Mindell invite à « suivre le processus » plutôt qu’à le juger (voir *Process Work Glossary*,    Processwork Institute Portland 2020)[2]. Il rappelle que chaque rêve, chaque tension, chaque symptôme est une porte d’entrée vers une part encore inconnue de notre être. Mais il insiste aussi sur la nécessité de ne pas s’y perdre. Le rêve, en Processwork, n’est pas une fuite, c’est une information. Il ne s’agit pas d’y demeurer, mais de l’intégrer dans la conscience du moment présent, au service d’une plus grande fluidité dans la réalité de la vie.
Dans le travail sur les rêves, Mindell nous apprend à ne pas les interpréter, mais à les vivre. À se confronter à eux, littéralement. Revivre les gestes, les émotions, les sensations du rêve ; donner voix aux personnages, même à ceux qui nous effraient ou nous répugnent ; écouter leur message, qui souvent parle de notre bord — cette frontière subtile entre ce que nous connaissons déjà de nous-mêmes et ce que nous n’osons pas encore devenir. Se confronter au rêve, c’est oser rencontrer ce bord, sans le franchir trop vite ni s’y installer. C’est un travail de danse, pas de conquête.
Dans un rêve, comme dans un conflit, chaque polarité porte une énergie nécessaire. Mindell souligne que les parties exclues de notre conscience reviennent sous forme de problèmes, de symptômes ou d’ennemis [3]. Ainsi, la confrontation avec les figures du rêve est déjà une confrontation avec la réalité: celle de notre champ intérieur. Le rêve nous confronte à ce que nous avons délaissé, à ce qui cherche à entrer dans la lumière du jour.
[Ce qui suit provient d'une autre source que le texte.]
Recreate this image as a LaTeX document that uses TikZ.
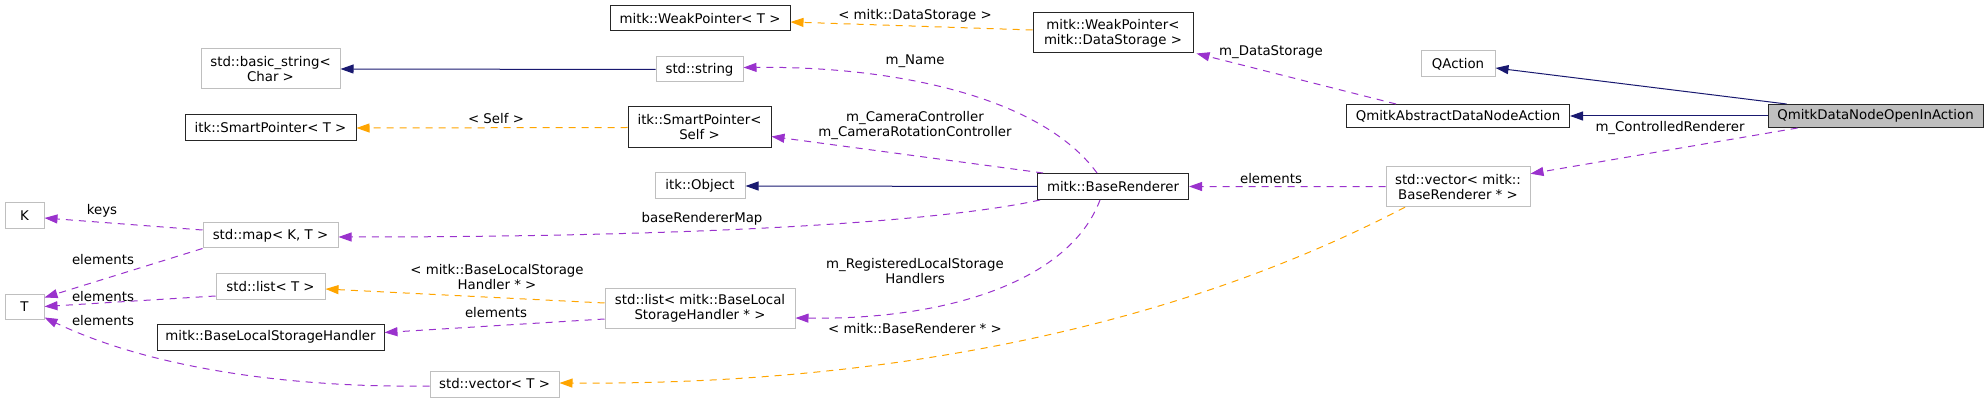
\documentclass[tikz,border=0pt]{standalone}
\usepackage{fontspec}
\setmainfont{DejaVu Sans}
\usetikzlibrary{arrows.meta, positioning}
\definecolor{inhblue}{HTML}{191970}
\definecolor{usepurple}{HTML}{9A32CD}
\definecolor{tplorange}{HTML}{FFA500}
\definecolor{boxgray}{HTML}{BFBFBF}

\begin{document}
\begin{tikzpicture}[x=1pt, y=-1pt,
			font=\fontsize{13.33}{15}\selectfont,
			cls/.style={rectangle, draw=black!85, line width=1pt, inner sep=0pt, align=center},
			ext/.style={cls, draw=boxgray},
			lbl/.style={inner sep=0pt, align=center},
			inherit/.style={-{Triangle[length=13pt, width=9pt]}, inhblue, line width=1pt},
			usage/.style={-{Triangle[length=13pt, width=9pt]}, usepurple, line width=1pt, dash pattern=on 7pt off 6pt},
			tmpl/.style={usage, tplorange}
		]
		\useasboundingbox (0,0) rectangle (1988,403);
		% classes
		\node[cls, minimum width=180pt, minimum height=25pt] (wpT) at (700,18.5) {mitk::WeakPointer< T >};
		\node[cls, minimum width=160pt, minimum height=40pt] (wpDS) at (1113,33) {mitk::WeakPointer<\\mitk::DataStorage >};
		\node[ext, minimum width=139pt, minimum height=40pt] (basicstr) at (270.5,69) {std::basic\_string<\\Char >};
		\node[ext, minimum width=87pt, minimum height=25pt] (stdstring) at (699.5,69.5) {std::string};
		\node[cls, minimum width=171pt, minimum height=26pt] (spT) at (270.5,128) {itk::SmartPointer< T >};
		\node[cls, minimum width=143pt, minimum height=41pt] (spSelf) at (699.5,127.5) {itk::SmartPointer<\\Self >};
		\node[ext, minimum width=90pt, minimum height=26pt] (itkobj) at (700,186) {itk::Object};
		\node[cls, minimum width=151pt, minimum height=26pt] (baserend) at (1113,186.5) {mitk::BaseRenderer};
		\node[ext, minimum width=74pt, minimum height=26pt] (qaction) at (1458,64) {QAction};
		\node[cls, minimum width=223pt, minimum height=23pt] (abstract) at (1458,116) {QmitkAbstractDataNodeAction};
		\node[cls, fill=boxgray, minimum width=215pt, minimum height=23pt] (openin) at (1875.5,116) {QmitkDataNodeOpenInAction};
		\node[ext, minimum width=144pt, minimum height=40pt] (vecBR) at (1458,186.7) {std::vector< mitk::\\BaseRenderer * >};
		\node[ext, minimum width=39pt, minimum height=26pt] (K) at (24.5,216) {K};
		\node[ext, minimum width=135pt, minimum height=25pt] (map) at (270.5,235.5) {std::map< K, T >};
		\node[ext, minimum width=39pt, minimum height=25pt] (T) at (24.5,306.5) {T};
		\node[ext, minimum width=109pt, minimum height=25pt] (listT) at (270.5,286.5) {std::list< T >};
		\node[cls, minimum width=227pt, minimum height=26pt] (blsh) at (270.5,337) {mitk::BaseLocalStorageHandler};
		\node[ext, minimum width=190pt, minimum height=40pt] (listBLSH) at (700,308) {std::list< mitk::BaseLocal\\StorageHandler * >};
		\node[ext, minimum width=129pt, minimum height=26pt] (vecT) at (494.5,384) {std::vector< T >};

		% edge labels
		\node[lbl] (lDS) at (915,16) {< mitk::DataStorage >};
		\node[lbl] (lDataStorage) at (1271,52) {m\_DataStorage};
		\node[lbl] (lCtrl) at (1670,128.5) {m\_ControlledRenderer};
		\node[lbl] (lElemBR) at (1271,178.5) {elements};
		\node[lbl] (lTplBR) at (915,328.5) {< mitk::BaseRenderer * >};
		\node[lbl] (lName) at (915,61) {m\_Name};
		\node[lbl] (lCam) at (915,126) {m\_CameraController\\m\_CameraRotationController};
		\node[lbl] (lMap) at (702,219) {baseRendererMap};
		\node[lbl] (lReg) at (915,271) {m\_RegisteredLocalStorage\\Handlers};
		\node[lbl] (lSelf) at (496,119) {< Self >};
		\node[lbl] (lTplBLSH) at (497,277.5) {< mitk::BaseLocalStorage\\Handler * >};
		\node[lbl] (lElemBLSH) at (496,313) {elements};
		\node[lbl] (lKeys) at (102,211) {keys};
		\node[lbl] (lElemMap) at (103,260) {elements};
		\node[lbl] (lElemList) at (103,297) {elements};
		\node[lbl] (lElemVec) at (103,321) {elements};

		% inheritance
		\draw[inherit] ([xshift=-89pt]openin.north) -- ([yshift=-4pt]qaction.east);
		\draw[inherit] (openin.west) -- (abstract.east);
		\draw[inherit] (baserend.west) -- (itkobj.east);
		\draw[inherit] (stdstring.west) -- (basicstr.east);

		% members
		\draw[usage] ([xshift=-78pt]openin.south) -- ([yshift=13pt]vecBR.east);
		\draw[usage] ([xshift=-62pt]abstract.north) -- ([xshift=3pt]wpDS.south east);
		\draw[usage] (vecBR.west) -- (baserend.east);
		\draw[usage] ([xshift=-16pt]baserend.north) .. controls (1040,95) and (890,66) .. ([yshift=2pt]stdstring.east);
		\draw[usage] ([xshift=-70pt]baserend.north) -- ([yshift=-9pt]spSelf.east);
		\draw[usage] ([xshift=3pt]baserend.south west) .. controls (940,222) and (700,237) .. ([yshift=-1.5pt]map.east);
		\draw[usage] ([xshift=-13pt]baserend.south) .. controls (1070,280) and (950,320) .. ([yshift=-10pt]listBLSH.east);
		\draw[usage] ([yshift=-11pt]listBLSH.west) -- ([yshift=4.5pt]blsh.east);
		\draw[usage] ([yshift=5.5pt]map.west) -- ([yshift=-2pt]K.east);
		\draw[usage] (map.south west) -- ([yshift=9pt]T.east);
		\draw[usage] ([yshift=-9.5pt]listT.west) -- (T.east);
		\draw[usage] ([yshift=-2pt]vecT.west) .. controls (290,388) and (150,368) .. ([yshift=-11pt]T.east);

		% template instances
		\draw[tmpl] ([yshift=3pt]wpDS.west) -- ([yshift=-3.5pt]wpT.east);
		\draw[tmpl] (spSelf.west) -- (spT.east);
		\draw[tmpl] ([yshift=5pt]listBLSH.west) -- ([yshift=-2.5pt]listT.east);
		\draw[tmpl] ([xshift=-53pt]vecBR.south) .. controls (1150,340) and (850,385) .. ([yshift=1pt]vecT.east);
\end{tikzpicture}
\end{document}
Mais il existe un piège subtil: celui de rester dans le rêve, de s’y réfugier pour éviter la résistance du réel. C’est une dérive courante dans la conduite de projets ou dans la vie spirituelle. Le rêve devient alors un abri imaginaire, un espace où tout est possible, sans que rien ne soit éprouvé. On entretient la vision sans l’éprouver dans la matière. On s’entoure de paroles inspirées, de symboles, d’intuitions, sans accepter que la réalité oppose sa lenteur, sa gravité, sa dureté parfois. Alors, la confrontation, lorsqu’elle finit par se produire, surgit sous forme de désespoir : le rêve s’effondre sous le poids du réel, et l’on croit que la réalité a trahi la vision. En vérité, c’est nous qui avons oublié de dialoguer avec elle.
Le Processwork offre une boussole pour naviguer entre ces mondes. Mindell parle de trois niveaux de réalité: la réalité consensuelle (le monde tangible, des faits, des contraintes, des accords partagés), le “dreamland” ou le monde du rêve (le monde des émotions, des symboles, des dynamiques de champ), et l’essence (le niveau d’unité, d’expérience directe du flux du Tao). Le praticien apprend à se déplacer entre ces niveaux, à écouter ce que chacun a à dire. Un rêve sans ancrage dans la réalité commune devient fantôme; une réalité sans ouverture au rêve devient prison. La confrontation créatrice consiste à laisser ces niveaux se parler, à reconnaître leurs vérités respectives.
Mindell écrit que si nous nous identifions trop à notre rêve, nous perdons le contact avec la terre, et si nous nous identifions trop à la réalité, nous perdons l’âme: le processus est le mouvement entre les deux (idée développée dans *S’assoir au Coeur du feu *, Interéditons 2022 ). Ce mouvement demande du courage: celui d’affronter la friction, la lenteur, la peur de perdre. C’est là que l’attitude taoïste, si centrale dans l’approche de Mindell, prend toute sa valeur. Ne pas forcer, ne pas s’accrocher, ne pas fuir: suivre le flux du moment, même lorsqu’il nous bouscule. Dans la confrontation, il ne s’agit pas de gagner ou de dominer, mais de se laisser transformer par ce que la vie nous présente.
Dans la conduite de projets, cette tension entre rêve et réalité est constante. Un projet naît souvent d’un rêve : une vision d’harmonie, de transformation, d’avenir. Mais il ne se réalise qu’à travers la confrontation avec le réel : les contraintes, les relations, les institutions, les résistances. Quand nous évitons cette confrontation — par peur du conflit, du rejet ou de la perte — le rêve devient illusion, et l’énergie se retourne contre nous. Le découragement, la désillusion ou le cynisme sont souvent les signes que nous avons trop longtemps retardé la rencontre avec la réalité. Mindell dirait que nous avons oublié de suivre le feedback du champ. La réalité, dans sa résistance, nous parle. Elle ne nie pas notre rêve, elle le met à l’épreuve pour l’affiner.
Se confronter à la réalité, ce n’est pas abandonner le rêve, mais le laisser mûrir. C’est accepter que la forme visible d’une vision soit parfois différente de ce que nous avions imaginé. C’est aussi reconnaître notre rang dans le processus : la position, les privilèges, la force ou la vulnérabilité que nous apportons dans le champ. Trop de rang, et le rêve peut devenir imposition. Trop peu de rang, et il reste murmure impuissant. L’art est d’ajuster sans cesse la posture, d’apprendre à écouter les signaux faibles du monde, y compris ceux qui contredisent nos attentes.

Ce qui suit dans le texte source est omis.